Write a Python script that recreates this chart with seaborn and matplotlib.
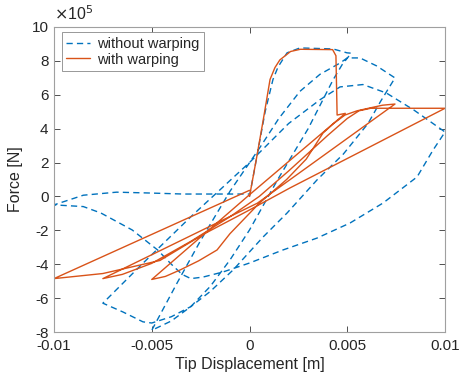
import matplotlib
matplotlib.use("Agg")
import matplotlib.pyplot as plt
import pandas as pd
import seaborn as sns

# tip displacement in mm, force in units of 1e5 N
disp_warp = [0, 0.35, 0.7, 1.05, 1.3, 1.55, 2.1, 2.6, 4.25, 4.42, 4.48, 4.9,
             0, -5.0,
             -4.3, -3.55, -2.6, -1.66, -1.0, 0.5, 1.9, 2.9, 3.76, 4.3, 4.88, 5.5, 6.16, 6.8, 7.44,
             0.4, -7.5,
             -6.5, -5.0, -3.0, -1.0, 0.5, 2.0, 4.0, 5.0, 5.6, 6.2, 10.0,
             2.07, 0.0, -2.3, -4.58, -7.5, -10.0,
             -3.04, 0.0]
force_warp = [0, 2.2, 4.5, 6.9, 7.6, 8.05, 8.55, 8.68, 8.66, 8.3, 4.8, 4.9,
              0.1, -4.9,
              -4.72, -4.34, -3.8, -3.16, -2.2, -0.4, 1.0, 2.2, 3.74, 4.3, 4.8, 5.05, 5.22, 5.38, 5.45,
              -0.4, -4.85,
              -4.6, -3.95, -2.65, -1.2, 0.0, 1.5, 3.6, 4.6, 5.05, 5.2, 5.2,
              0.5, -0.8, -2.2, -3.78, -4.55, -4.85,
              -1.22, 0.36]

disp_nowarp = [0, 0.4, 0.8, 1.2, 1.46, 1.92, 2.58, 4.27, 4.99, 5.2,
               4.73, 4.27, 3.0, 1.43, 0.0, -1.0, -2.0, -3.0, -4.0, -5.0,
               -3.7, -2.5, -1.0, 0.54, 1.5, 2.58, 3.6, 4.63, 5.0, 5.65, 6.5, 7.44,
               6.7, 6.06, 4.8, 3.45, 1.92, 0.69, -0.84, -2.0, -3.0, -4.0, -5.0, -5.45, -6.47, -7.5,
               -5.5, -3.0, 0.0, 2.0, 3.6, 4.63, 5.8, 7.0, 8.4, 10.0,
               9.39, 8.57, 6.83, 5.14, 3.45, 1.71, 0.0, -1.36, -2.38, -3.0, -3.45, -4.0, -4.7, -6.0, -7.6, -8.5, -10.0,
               -8.5, -6.8, -5.1, -3.4, 0.0]
force_nowarp = [0, 2.5, 5.0, 6.9, 7.64, 8.47, 8.76, 8.70, 8.47, 8.45,
                7.76, 6.87, 4.0, 0.97, -1.98, -3.75, -5.3, -6.5, -7.35, -7.9,
                -5.1, -2.6, 0.3, 2.9, 4.6, 6.2, 7.2, 7.87, 8.17, 8.17, 7.7, 6.99,
                5.6, 4.3, 2.5, 0.97, -0.98, -2.4, -4.34, -5.6, -6.5, -7.1, -7.47, -7.4, -6.82, -6.3,
                -4.0, -1.2, 2.0, 4.3, 5.7, 6.46, 6.6, 6.1, 5.1, 3.8,
                2.74, 1.15, -0.39, -1.57, -2.46, -3.16, -3.93, -4.46, -4.76, -4.85, -4.6, -4.0, -3.16, -1.98, -0.98, -0.6, -0.5,
                0.07, 0.25, 0.2, 0.14, 0.14]

label_nowarp = "without warping"
label_warp = "with warping"
xticks = [-0.01, -0.005, 0, 0.005, 0.01]
xticklabels = ["-0.01", "-0.005", "0", "0.005", "0.01"]
yticks = [-8, -6, -4, -2, 0, 2, 4, 6, 8, 10]

df = pd.concat([
    pd.DataFrame({"disp": [d / 1000 for d in disp_nowarp], "force": force_nowarp,
                  "case": label_nowarp}),
    pd.DataFrame({"disp": [d / 1000 for d in disp_warp], "force": force_warp,
                  "case": label_warp}),
], ignore_index=True)

sns.set_theme(style="white")
plt.rcParams["font.family"] = ["Liberation Sans", "DejaVu Sans"]
plt.rcParams["axes.unicode_minus"] = False

fig = plt.figure(figsize=(4.59, 3.79), dpi=100)
ax = fig.add_axes([0.1176, 0.124, 0.852, 0.805])

sns.lineplot(data=df, x="disp", y="force", hue="case", style="case",
             sort=False, estimator=None, ax=ax, linewidth=1.0,
             palette={label_nowarp: "#0072BD", label_warp: "#D95319"},
             dashes={label_nowarp: (4.5, 3), label_warp: ""})

ax.set_xlim(-0.01, 0.01)
ax.set_ylim(-8, 10)
ax.set_xticks(xticks)
ax.set_xticklabels(xticklabels)
ax.set_yticks(yticks)
ax.set_yticklabels([str(t) for t in yticks])
ax.set_xlabel("Tip Displacement [m]", fontsize=11.5, labelpad=3)
ax.set_ylabel("Force [N]", fontsize=11.5, labelpad=6)
ax.tick_params(direction="in", length=4, width=0.6, color="#333333",
               labelsize=11, top=True, right=True, bottom=True, left=True)
ax.tick_params(axis="x", pad=5)
ax.tick_params(axis="y", pad=4)
for s in ax.spines.values():
    s.set_color("#a0a0a0")
    s.set_linewidth(0.8)

ax.text(0.0, 1.012, r"$\times$10$^5$", transform=ax.transAxes, fontsize=11.5,
        ha="left", va="bottom")

leg = ax.legend(loc="upper left", bbox_to_anchor=(0.02, 0.982), fontsize=10.5,
                frameon=True, fancybox=False, edgecolor="#888888", framealpha=1,
                handlelength=1.6, borderpad=0.3, labelspacing=0.12,
                handletextpad=0.5, borderaxespad=0)
leg.get_frame().set_linewidth(0.6)

fig.savefig("out.png", dpi=100)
-----
**BRIEF**
In the data above, please extract the lines from the first one through the line with "-1.22, 0.36]", exactly, and keep pictures out.

**ANSWER TO THE EXERCISE**
Write a Python script that recreates this chart with seaborn and matplotlib.
import matplotlib
matplotlib.use("Agg")
import matplotlib.pyplot as plt
import pandas as pd
import seaborn as sns

# tip displacement in mm, force in units of 1e5 N
disp_warp = [0, 0.35, 0.7, 1.05, 1.3, 1.55, 2.1, 2.6, 4.25, 4.42, 4.48, 4.9,
             0, -5.0,
             -4.3, -3.55, -2.6, -1.66, -1.0, 0.5, 1.9, 2.9, 3.76, 4.3, 4.88, 5.5, 6.16, 6.8, 7.44,
             0.4, -7.5,
             -6.5, -5.0, -3.0, -1.0, 0.5, 2.0, 4.0, 5.0, 5.6, 6.2, 10.0,
             2.07, 0.0, -2.3, -4.58, -7.5, -10.0,
             -3.04, 0.0]
force_warp = [0, 2.2, 4.5, 6.9, 7.6, 8.05, 8.55, 8.68, 8.66, 8.3, 4.8, 4.9,
              0.1, -4.9,
              -4.72, -4.34, -3.8, -3.16, -2.2, -0.4, 1.0, 2.2, 3.74, 4.3, 4.8, 5.05, 5.22, 5.38, 5.45,
              -0.4, -4.85,
              -4.6, -3.95, -2.65, -1.2, 0.0, 1.5, 3.6, 4.6, 5.05, 5.2, 5.2,
              0.5, -0.8, -2.2, -3.78, -4.55, -4.85,
              -1.22, 0.36]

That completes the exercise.